__Task objective__
Restate word for word the lines that begin the listing and end with the line holding "(0,0) rectangle (674,499);".

__Dataset rows__
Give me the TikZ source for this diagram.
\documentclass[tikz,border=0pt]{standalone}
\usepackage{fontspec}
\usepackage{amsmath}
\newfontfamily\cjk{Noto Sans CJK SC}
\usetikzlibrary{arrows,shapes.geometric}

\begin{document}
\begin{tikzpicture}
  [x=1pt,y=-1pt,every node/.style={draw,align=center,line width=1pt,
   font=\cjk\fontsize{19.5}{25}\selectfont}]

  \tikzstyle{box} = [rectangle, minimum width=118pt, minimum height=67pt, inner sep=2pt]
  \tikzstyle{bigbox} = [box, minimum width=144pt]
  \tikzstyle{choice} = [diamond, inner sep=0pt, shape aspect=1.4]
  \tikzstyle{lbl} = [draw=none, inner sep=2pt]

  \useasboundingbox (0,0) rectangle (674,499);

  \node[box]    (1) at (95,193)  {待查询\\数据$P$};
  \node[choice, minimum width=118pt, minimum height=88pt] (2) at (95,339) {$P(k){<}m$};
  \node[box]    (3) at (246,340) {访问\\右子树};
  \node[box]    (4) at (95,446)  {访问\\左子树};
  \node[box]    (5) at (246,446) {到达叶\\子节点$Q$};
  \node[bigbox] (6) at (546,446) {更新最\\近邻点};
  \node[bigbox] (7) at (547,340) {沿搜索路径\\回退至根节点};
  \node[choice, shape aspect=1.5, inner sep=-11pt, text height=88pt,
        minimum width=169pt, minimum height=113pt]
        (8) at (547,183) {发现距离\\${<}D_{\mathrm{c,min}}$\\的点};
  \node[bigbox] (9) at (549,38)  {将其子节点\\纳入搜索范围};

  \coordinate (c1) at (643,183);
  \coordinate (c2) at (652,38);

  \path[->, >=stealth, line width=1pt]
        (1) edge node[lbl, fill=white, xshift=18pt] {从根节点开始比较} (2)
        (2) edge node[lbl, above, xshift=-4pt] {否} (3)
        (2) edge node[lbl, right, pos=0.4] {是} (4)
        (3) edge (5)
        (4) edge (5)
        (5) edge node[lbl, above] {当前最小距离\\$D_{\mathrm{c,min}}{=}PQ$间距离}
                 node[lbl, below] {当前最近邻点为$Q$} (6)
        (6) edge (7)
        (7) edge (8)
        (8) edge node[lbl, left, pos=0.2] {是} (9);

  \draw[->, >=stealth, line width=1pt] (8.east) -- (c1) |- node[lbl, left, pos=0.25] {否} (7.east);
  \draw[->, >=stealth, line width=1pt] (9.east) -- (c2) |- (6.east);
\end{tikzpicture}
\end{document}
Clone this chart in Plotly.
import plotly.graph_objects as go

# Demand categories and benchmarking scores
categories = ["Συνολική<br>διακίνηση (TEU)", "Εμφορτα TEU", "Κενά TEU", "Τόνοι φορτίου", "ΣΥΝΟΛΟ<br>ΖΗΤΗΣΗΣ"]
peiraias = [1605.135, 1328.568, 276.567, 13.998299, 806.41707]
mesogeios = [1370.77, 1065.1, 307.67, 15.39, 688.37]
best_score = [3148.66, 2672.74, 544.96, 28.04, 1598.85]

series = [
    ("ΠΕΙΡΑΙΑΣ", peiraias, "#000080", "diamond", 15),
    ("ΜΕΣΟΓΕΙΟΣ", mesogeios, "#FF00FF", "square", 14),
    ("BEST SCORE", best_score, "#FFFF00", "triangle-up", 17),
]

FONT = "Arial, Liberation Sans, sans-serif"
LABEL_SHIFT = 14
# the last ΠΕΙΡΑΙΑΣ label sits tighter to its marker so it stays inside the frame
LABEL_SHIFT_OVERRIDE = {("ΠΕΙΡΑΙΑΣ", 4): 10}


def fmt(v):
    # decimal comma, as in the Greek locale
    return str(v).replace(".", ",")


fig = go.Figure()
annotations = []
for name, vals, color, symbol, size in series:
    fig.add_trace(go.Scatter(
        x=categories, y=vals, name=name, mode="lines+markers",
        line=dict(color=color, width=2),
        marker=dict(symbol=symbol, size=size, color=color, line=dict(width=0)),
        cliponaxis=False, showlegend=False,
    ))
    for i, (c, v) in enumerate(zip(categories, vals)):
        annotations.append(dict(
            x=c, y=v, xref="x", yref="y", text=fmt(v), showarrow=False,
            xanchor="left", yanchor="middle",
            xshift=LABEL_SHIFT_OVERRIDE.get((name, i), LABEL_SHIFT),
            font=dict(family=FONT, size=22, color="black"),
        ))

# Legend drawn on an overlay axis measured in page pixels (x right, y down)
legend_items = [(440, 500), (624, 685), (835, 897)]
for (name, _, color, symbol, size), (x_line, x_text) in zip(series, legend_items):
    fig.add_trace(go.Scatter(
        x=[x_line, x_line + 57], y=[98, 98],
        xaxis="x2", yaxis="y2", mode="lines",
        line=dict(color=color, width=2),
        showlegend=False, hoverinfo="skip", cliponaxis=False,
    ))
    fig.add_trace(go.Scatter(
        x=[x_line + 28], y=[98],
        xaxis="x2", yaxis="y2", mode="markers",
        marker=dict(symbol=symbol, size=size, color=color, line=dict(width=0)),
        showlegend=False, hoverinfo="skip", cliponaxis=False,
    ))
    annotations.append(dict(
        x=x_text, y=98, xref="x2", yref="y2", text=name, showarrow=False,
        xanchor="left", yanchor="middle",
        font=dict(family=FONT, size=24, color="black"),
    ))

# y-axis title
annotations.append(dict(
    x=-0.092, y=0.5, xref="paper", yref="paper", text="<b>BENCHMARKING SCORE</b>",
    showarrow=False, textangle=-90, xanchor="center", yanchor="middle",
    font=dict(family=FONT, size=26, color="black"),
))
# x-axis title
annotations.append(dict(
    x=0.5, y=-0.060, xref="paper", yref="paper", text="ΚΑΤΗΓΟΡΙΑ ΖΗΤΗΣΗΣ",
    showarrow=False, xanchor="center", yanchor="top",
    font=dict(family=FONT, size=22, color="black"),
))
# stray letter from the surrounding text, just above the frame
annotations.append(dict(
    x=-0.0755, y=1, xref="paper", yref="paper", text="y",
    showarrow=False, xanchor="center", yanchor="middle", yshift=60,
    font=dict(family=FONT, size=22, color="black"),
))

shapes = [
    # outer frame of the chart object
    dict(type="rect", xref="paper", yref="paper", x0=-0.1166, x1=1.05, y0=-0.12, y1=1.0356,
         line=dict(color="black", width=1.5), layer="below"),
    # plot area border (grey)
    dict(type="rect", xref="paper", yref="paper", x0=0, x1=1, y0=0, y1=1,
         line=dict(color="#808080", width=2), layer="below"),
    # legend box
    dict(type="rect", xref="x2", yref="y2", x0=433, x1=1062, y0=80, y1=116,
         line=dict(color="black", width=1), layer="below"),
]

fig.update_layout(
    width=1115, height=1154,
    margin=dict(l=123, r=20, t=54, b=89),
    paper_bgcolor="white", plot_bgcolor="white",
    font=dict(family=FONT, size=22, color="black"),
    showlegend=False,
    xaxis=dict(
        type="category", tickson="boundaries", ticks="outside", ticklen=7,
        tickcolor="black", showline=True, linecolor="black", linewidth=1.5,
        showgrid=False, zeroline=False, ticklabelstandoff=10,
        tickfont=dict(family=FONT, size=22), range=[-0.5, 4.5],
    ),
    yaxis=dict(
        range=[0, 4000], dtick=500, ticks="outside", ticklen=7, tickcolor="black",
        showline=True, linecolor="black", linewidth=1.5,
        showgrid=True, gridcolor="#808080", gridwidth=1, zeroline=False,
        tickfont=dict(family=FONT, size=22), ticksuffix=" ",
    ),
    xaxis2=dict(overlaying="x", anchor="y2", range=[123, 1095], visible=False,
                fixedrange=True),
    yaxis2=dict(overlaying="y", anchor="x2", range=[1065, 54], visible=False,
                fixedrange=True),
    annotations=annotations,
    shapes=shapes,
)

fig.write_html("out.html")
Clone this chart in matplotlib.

__Task response__
Give me the TikZ source for this diagram.
\documentclass[tikz,border=0pt]{standalone}
\usepackage{fontspec}
\usepackage{amsmath}
\newfontfamily\cjk{Noto Sans CJK SC}
\usetikzlibrary{arrows,shapes.geometric}

\begin{document}
\begin{tikzpicture}
  [x=1pt,y=-1pt,every node/.style={draw,align=center,line width=1pt,
   font=\cjk\fontsize{19.5}{25}\selectfont}]

  \tikzstyle{box} = [rectangle, minimum width=118pt, minimum height=67pt, inner sep=2pt]
  \tikzstyle{bigbox} = [box, minimum width=144pt]
  \tikzstyle{choice} = [diamond, inner sep=0pt, shape aspect=1.4]
  \tikzstyle{lbl} = [draw=none, inner sep=2pt]

  \useasboundingbox (0,0) rectangle (674,499);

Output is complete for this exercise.